EAST-END ROWDYISM.
“TACTICS OF MOSCOW.”
Extraordinary tactics are being pursued by the Communists in some of the East Landon constituencies, where attempts are being made by organised gangs of hooligans to break up the meetings of any candidate who dares to express his disapproval of the Labour policy. Especially is this the case in Poplar, Bethnal-green, and Hackney, and in each place the methods employed are so nearly identical as to leave little doubt that the whole affair has its origin in and obtains its guidance from one central point. In this way does the party which boasts of liberty and freedom assume the role of dictator, but it will indeed be strange if the sane and levelheaded workers of the East-end are hoodwinked by methods so foreign to all our ideas of fairness. To take first the case of South Hackney, where Captain Erskine Bolst, the former Conservative member, is engaged in a straight fight with Labour, whose champion is Mr. J. Holford Knight. Here it is a regular thing for Captain Bolst’s meetings to be obstructed in the most senseless fashion by a crowd of from fifty to a hundred roughs, who always assemble early, and, directly the meetings begin, unfurl their banners and commence to sing “The Red Flag.” South Hackney, by the way, has its own branch of the Communist party. It so happens that in the Town Hall there hangs a Union Jack, the colours of the local Territorial Regiment, and Captain Bolst scored a good point a couple of nights ago by pointing to this flag and leading the singing of the National Anthem immediately the obstruction began.
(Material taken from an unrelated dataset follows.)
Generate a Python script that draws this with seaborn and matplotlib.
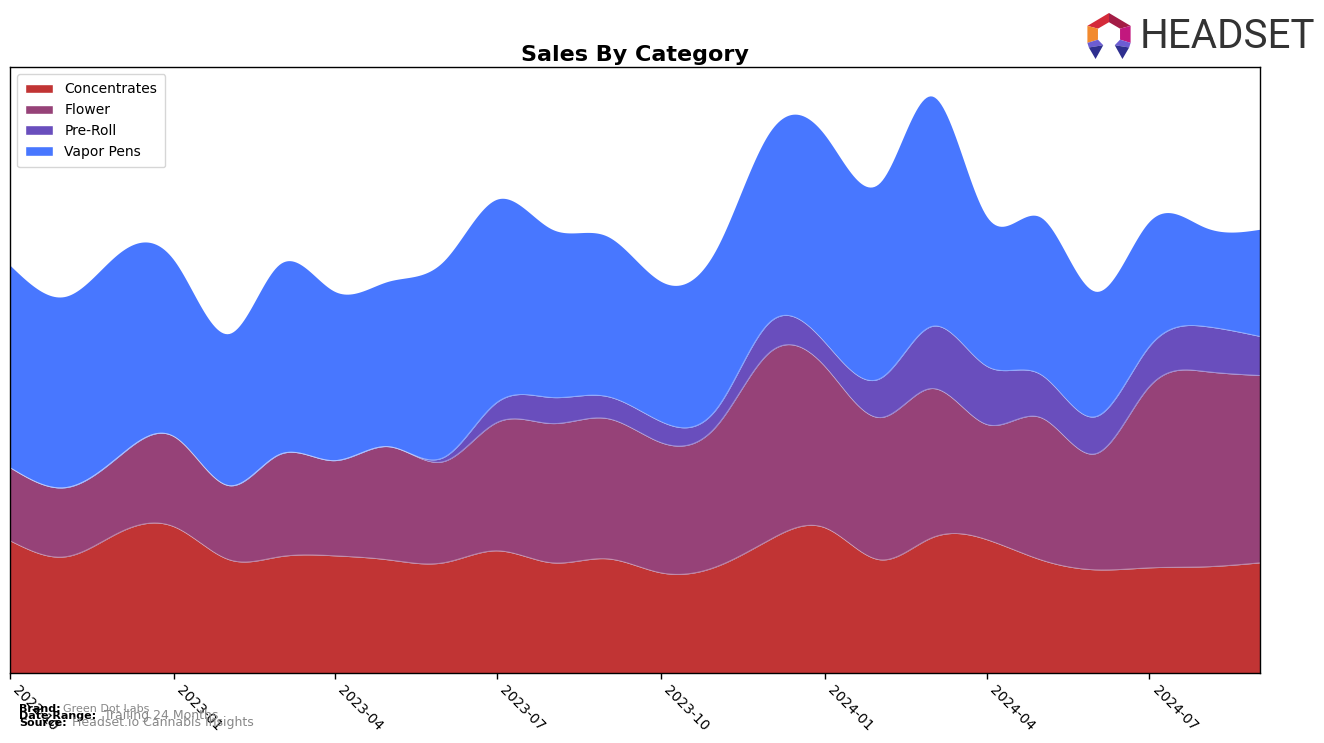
import numpy as np
import pandas as pd
import matplotlib
matplotlib.use("Agg")
import matplotlib.pyplot as plt
import matplotlib.dates as mdates
from matplotlib.patches import Patch, Polygon
import seaborn as sns

# ---------------- data ----------------
months = pd.date_range("2022-10-01", periods=24, freq="MS")
categories = ["Concentrates", "Flower", "Pre-Roll", "Vapor Pens"]
concentrates = [132, 116, 140, 146, 113, 116, 117, 113, 110, 122, 110, 114,
                100, 106, 133, 145, 113, 135, 133, 113, 103, 105, 106, 110]
flower = [73, 69, 76, 90, 74, 102, 95, 113, 101, 128, 139, 140,
          130, 140, 187, 161, 142, 149, 115, 142, 116, 181, 195, 187]
pre_roll = [0, 0, 0, 0, 0, 0, 0, 0, 4, 20, 26, 22,
            21, 17, 30, 24, 39, 62, 58, 43, 37, 40, 45, 39]
vapor_pens = [202, 191, 203, 176, 152, 190, 169, 165, 196, 203, 168, 160,
              140, 160, 190, 207, 196, 230, 149, 157, 125, 125, 99, 107]
colors = ["#C13434", "#964278", "#694EBD", "#4877FF"]

brand = "Green Dot Labs"
date_range = "Trailing 24 Months"
source = "Headset.io Cannabis Insights"


def natural_cubic(x, y, xs):
    x = np.asarray(x, float)
    y = np.asarray(y, float)
    n = len(x)
    h = np.diff(x)
    A = np.zeros((n, n))
    r = np.zeros(n)
    A[0, 0] = 1
    A[-1, -1] = 1
    for i in range(1, n - 1):
        A[i, i - 1] = h[i - 1]
        A[i, i] = 2 * (h[i - 1] + h[i])
        A[i, i + 1] = h[i]
        r[i] = 3 * ((y[i + 1] - y[i]) / h[i] - (y[i] - y[i - 1]) / h[i - 1])
    c = np.linalg.solve(A, r)
    b = (y[1:] - y[:-1]) / h - h * (2 * c[:-1] + c[1:]) / 3
    d = (c[1:] - c[:-1]) / (3 * h)
    idx = np.clip(np.searchsorted(x, xs, side="right") - 1, 0, n - 2)
    dx = xs - x[idx]
    return y[idx] + b[idx] * dx + c[idx] * dx ** 2 + d[idx] * dx ** 3


sns.set_style("white")
plt.rcParams["font.family"] = ["DejaVu Sans"]
plt.rcParams["text.color"] = "black"

W, H = 1324, 743
fig = plt.figure(figsize=(13.24, 7.43), dpi=100)
ax = fig.add_axes([10 / W, 1 - 673 / H, 1250 / W, 606 / H])

xnum = mdates.date2num(months.to_pydatetime())
xs = np.linspace(xnum[0], xnum[-1], 600)
series = [concentrates, flower, pre_roll, vapor_pens]
smooth = [np.clip(natural_cubic(xnum, s, xs), 0, None) for s in series]
xs_dates = mdates.num2date(xs)

ax.stackplot(xs_dates, *smooth, colors=colors, labels=categories, linewidth=0)
cum = np.cumsum(smooth, axis=0)
for k in range(3):
    sns.lineplot(x=xs_dates, y=cum[k], ax=ax, color="white", alpha=0.35,
                 linewidth=0.7, legend=False)

total_max = cum[-1].max()
ax.set_ylim(0, total_max * 1.05)
ax.set_xlim(xs_dates[0], xs_dates[-1])
ax.set_yticks([])
ax.xaxis.set_major_locator(mdates.MonthLocator(bymonth=[1, 4, 7, 10]))
ax.xaxis.set_major_formatter(mdates.DateFormatter("%Y-%m"))
ax.tick_params(axis="x", which="major", length=4, width=1, direction="out",
               bottom=True, labelsize=10, colors="black")
for lbl in ax.get_xticklabels():
    lbl.set_rotation(-45)
    lbl.set_ha("left")
for sp in ax.spines.values():
    sp.set_visible(True)
    sp.set_color("black")
    sp.set_linewidth(1)

ax.set_title("Sales By Category", fontsize=16, fontweight="bold", pad=4,
             color="black")

handles = [Patch(facecolor=c, label=l) for c, l in zip(colors, categories)]
leg = ax.legend(handles=handles, loc="upper left", fontsize=10, frameon=True,
                handlelength=2.0, borderpad=0.6)
for t in leg.get_texts():
    t.set_color("black")

# footer text
fs = 8
fig.text(19 / W, 1 - 712 / H, "Brand:", fontsize=fs, fontweight="bold", color="black")
fig.text(63 / W, 1 - 712 / H, brand, fontsize=fs, color="#888888")
fig.text(19 / W, 1 - 719 / H, "Date Range:", fontsize=fs, fontweight="bold", color="black")
fig.text(104 / W, 1 - 719 / H, date_range, fontsize=fs + 1, color="#888888")
fig.text(19 / W, 1 - 726 / H, "Source:", fontsize=fs, fontweight="bold", color="black")
fig.text(72 / W, 1 - 726 / H, source, fontsize=fs + 1, color="#888888")

# logo icon
lax = fig.add_axes([1085 / W, 1 - 59 / H, 48 / W, 46 / H])
lax.set_xlim(0, 1)
lax.set_ylim(0, 1)
lax.axis("off")
shapes = [
    ([(0.05, 0.72), (0.5, 1.0), (0.5, 0.8), (0.27, 0.66)], "#D42A3A"),
    ([(0.5, 1.0), (0.95, 0.72), (0.73, 0.66), (0.5, 0.8)], "#A31C45"),
    ([(0.05, 0.72), (0.27, 0.66), (0.27, 0.42), (0.05, 0.35)], "#F28A2E"),
    ([(0.95, 0.72), (0.95, 0.35), (0.73, 0.42), (0.73, 0.66)], "#C2187E"),
    ([(0.05, 0.35), (0.27, 0.42), (0.38, 0.3), (0.08, 0.25)], "#6C5DD3"),
    ([(0.08, 0.25), (0.38, 0.3), (0.22, 0.0)], "#2E2F8F"),
    ([(0.95, 0.35), (0.73, 0.42), (0.62, 0.3), (0.92, 0.25)], "#6C5DD3"),
    ([(0.92, 0.25), (0.62, 0.3), (0.78, 0.0)], "#2E2F8F"),
]
for pts, col in shapes:
    lax.add_patch(Polygon(pts, closed=True, facecolor=col, edgecolor="none"))

# logo wordmark as real text
fig.text(1140 / W, 1 - 37 / H, "HEADSET", fontsize=29, color="#333333",
         va="center", ha="left", family=["Roboto", "DejaVu Sans"])

fig.savefig("out.png", dpi=100)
A curious thing about these people is their reluctance to disclose their identity by accepting an invitation to mount the platform. Poll cards have been returned to the Conservative headquarters with such messages as “Socialism for ever,” but in each case the voter’s identification number has been carefully obliterated. Yesterday Captain Bolst, expressing his view of the matter to a representative of The Daily Telegraph, said, “My friends the Communists are still with me, and I am sure they are doing me a lot of good. I thrive on any opposition I receive, and, indeed, I should feel quite lonesome without their company.”